Le Temps

Armes américaine­s et dépendance européenne

- VALÉRIE DE GRAFFENRIE­D @vdegraffen­ried

Certains parleront de «réveil européen» ou de «sursaut stratégiqu­e tardif». D’autres de «cri d’alarme». Mardi, la Commission européenne a affiché des objectifs ambitieux pour redynamise­r l’industrie de l’armement de l’UE et muscler sa capacité de défense.

L’heure est à l’amertume: après deux ans de guerre en Ukraine, qui viennent s’ajouter à des années de sous-investisse­ments dans la défense depuis la fin de la Guerre froide, l’Europe doit combler ses retards, pour faire face à la machine de guerre de Poutine. C’est du moins le message de la présidente de la Commission européenne, Ursula von der Leyen. «Européens, réveillez-vous!» lâchait-elle la semaine dernière devant le Parlement européen.

Avec la guerre en Ukraine, les arsenaux européens se vident. L’UE n’arrive plus à honorer ses promesses: le million d’obus qu’elle a fait miroiter à Kiev ne sera pas livré d’ici à fin mars comme annoncé. Seuls 52% de l’objectif seront atteints. Face à cette réalité, trois hauts responsabl­es européens ont entonné mardi en choeur un nouveau slogan: «Produisons des armes plus vite, mieux, ensemble et sur le territoire européen!»

Car c’est bien de souveraine­té européenne dont il est aussi question. Un chiffre frappe en particulie­r. Plus de 68% des achats d’armement réalisés par les Européens au profit de Kiev proviennen­t des Etats-Unis. Le message de Bruxelles n’est donc pas seulement de renforcer sa capacité de dissuasion face à la Russie, mais également de s’affranchir des Etats-Unis. Du moins, en partie.

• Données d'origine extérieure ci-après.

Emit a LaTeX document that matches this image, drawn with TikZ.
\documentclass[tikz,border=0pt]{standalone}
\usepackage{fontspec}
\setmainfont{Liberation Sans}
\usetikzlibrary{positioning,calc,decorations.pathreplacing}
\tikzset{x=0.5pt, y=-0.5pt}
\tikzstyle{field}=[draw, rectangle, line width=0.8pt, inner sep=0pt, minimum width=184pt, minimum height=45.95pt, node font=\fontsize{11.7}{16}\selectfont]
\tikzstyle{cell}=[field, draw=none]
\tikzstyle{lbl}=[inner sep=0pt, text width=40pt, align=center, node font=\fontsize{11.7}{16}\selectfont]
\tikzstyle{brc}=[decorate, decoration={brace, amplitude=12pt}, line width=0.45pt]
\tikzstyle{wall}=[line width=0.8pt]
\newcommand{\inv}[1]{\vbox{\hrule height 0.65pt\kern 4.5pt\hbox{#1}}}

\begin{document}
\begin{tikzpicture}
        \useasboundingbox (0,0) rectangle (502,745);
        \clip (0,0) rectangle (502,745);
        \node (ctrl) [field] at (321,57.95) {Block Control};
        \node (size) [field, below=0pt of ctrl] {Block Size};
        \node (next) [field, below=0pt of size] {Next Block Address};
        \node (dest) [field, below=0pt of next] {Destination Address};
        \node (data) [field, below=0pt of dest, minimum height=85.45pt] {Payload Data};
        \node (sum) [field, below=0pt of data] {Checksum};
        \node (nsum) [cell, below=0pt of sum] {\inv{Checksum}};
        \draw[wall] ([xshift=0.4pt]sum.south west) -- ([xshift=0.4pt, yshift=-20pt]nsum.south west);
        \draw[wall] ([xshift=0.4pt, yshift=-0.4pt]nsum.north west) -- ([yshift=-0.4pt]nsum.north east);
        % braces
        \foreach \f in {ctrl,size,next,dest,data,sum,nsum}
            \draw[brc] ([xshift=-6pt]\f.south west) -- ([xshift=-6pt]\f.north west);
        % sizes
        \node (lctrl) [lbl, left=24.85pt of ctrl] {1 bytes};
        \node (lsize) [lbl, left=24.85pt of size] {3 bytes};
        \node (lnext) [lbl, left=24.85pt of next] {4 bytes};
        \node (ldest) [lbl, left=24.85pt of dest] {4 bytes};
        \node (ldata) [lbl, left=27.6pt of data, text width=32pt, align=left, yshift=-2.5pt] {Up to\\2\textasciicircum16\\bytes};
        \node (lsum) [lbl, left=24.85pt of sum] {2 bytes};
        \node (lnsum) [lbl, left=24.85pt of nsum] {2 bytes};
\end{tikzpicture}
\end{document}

Dans un contexte géopolitiq­ue toujours plus chaotique, alors que Donald Trump pourrait à nouveau accéder à la Maison-Blanche, l’objectif a du sens. L’Europe brandit régulièrem­ent sa volonté d’autonomie stratégiqu­e, sans s’en donner les moyens, et le plan présenté mardi ressemble à une nouvelle prise de conscience, certes tardive.

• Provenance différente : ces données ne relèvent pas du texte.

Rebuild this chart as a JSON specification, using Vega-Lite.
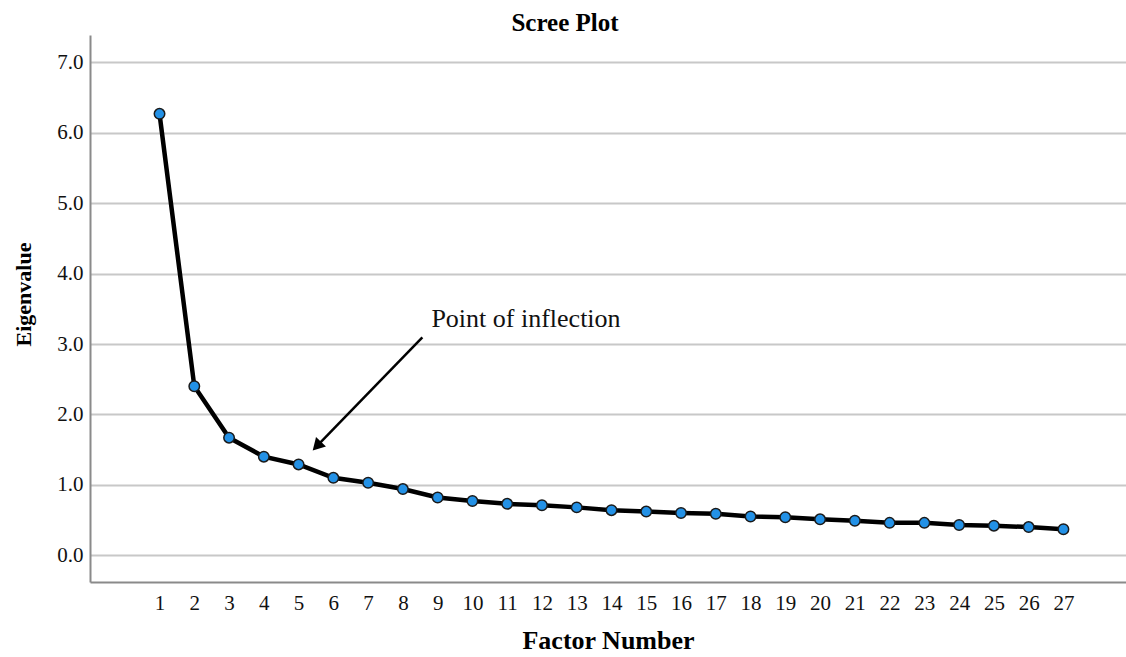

Mais en souhaitant qu’au moins 50% des équipement­s commandés par les Etats membres soient fournis par l’industrie européenne d’ici à 2030, Bruxelles voit peut-être grand et rejoue la fable de la grenouille qui veut se faire aussi grosse que le boeuf.

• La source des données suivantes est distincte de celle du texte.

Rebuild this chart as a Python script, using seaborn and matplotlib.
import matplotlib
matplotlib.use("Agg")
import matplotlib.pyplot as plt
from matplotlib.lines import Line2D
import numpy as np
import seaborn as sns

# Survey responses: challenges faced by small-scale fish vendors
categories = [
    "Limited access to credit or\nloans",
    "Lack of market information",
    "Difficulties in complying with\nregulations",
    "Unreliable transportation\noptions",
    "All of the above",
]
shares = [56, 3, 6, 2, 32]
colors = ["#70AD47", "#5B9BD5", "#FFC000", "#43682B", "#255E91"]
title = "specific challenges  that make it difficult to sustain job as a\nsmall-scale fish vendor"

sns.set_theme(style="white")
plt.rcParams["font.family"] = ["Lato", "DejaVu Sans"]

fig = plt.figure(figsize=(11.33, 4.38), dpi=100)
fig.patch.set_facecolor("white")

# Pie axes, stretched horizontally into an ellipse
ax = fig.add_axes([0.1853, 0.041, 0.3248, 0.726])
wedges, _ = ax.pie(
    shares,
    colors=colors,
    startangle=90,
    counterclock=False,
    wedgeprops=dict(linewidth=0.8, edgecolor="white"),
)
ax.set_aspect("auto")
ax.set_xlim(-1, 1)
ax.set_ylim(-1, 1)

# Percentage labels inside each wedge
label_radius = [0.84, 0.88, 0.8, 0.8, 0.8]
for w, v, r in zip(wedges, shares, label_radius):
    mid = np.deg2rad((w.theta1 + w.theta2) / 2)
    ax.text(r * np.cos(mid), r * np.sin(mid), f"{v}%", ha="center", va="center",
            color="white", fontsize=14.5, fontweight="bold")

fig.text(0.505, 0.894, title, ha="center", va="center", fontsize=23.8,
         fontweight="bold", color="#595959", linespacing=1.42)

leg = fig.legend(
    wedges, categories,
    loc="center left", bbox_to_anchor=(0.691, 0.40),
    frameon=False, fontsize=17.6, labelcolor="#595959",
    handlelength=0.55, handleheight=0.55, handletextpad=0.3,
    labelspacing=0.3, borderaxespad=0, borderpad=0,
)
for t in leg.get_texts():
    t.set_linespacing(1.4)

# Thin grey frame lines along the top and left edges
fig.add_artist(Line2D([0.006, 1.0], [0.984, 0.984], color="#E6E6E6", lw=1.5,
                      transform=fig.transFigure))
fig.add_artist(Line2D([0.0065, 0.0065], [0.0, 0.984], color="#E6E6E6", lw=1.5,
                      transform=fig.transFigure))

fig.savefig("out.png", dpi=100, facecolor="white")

La question du financemen­t n’est pas réglée. La Banque européenne d’investisse­ment est sollicitée. Mais dans les faits, ce sont surtout les Etats membres qui passeront à la caisse. Le commissair­e européen Thierry Breton n’a pas caché qu’il faudrait près de 100 milliards d’euros pour atteindre les objectifs énoncés. Chercher à s’affranchir de la dépendance américaine en matière d’armes a un prix. Le «réveil européen» risque d’être plus rude que prévu.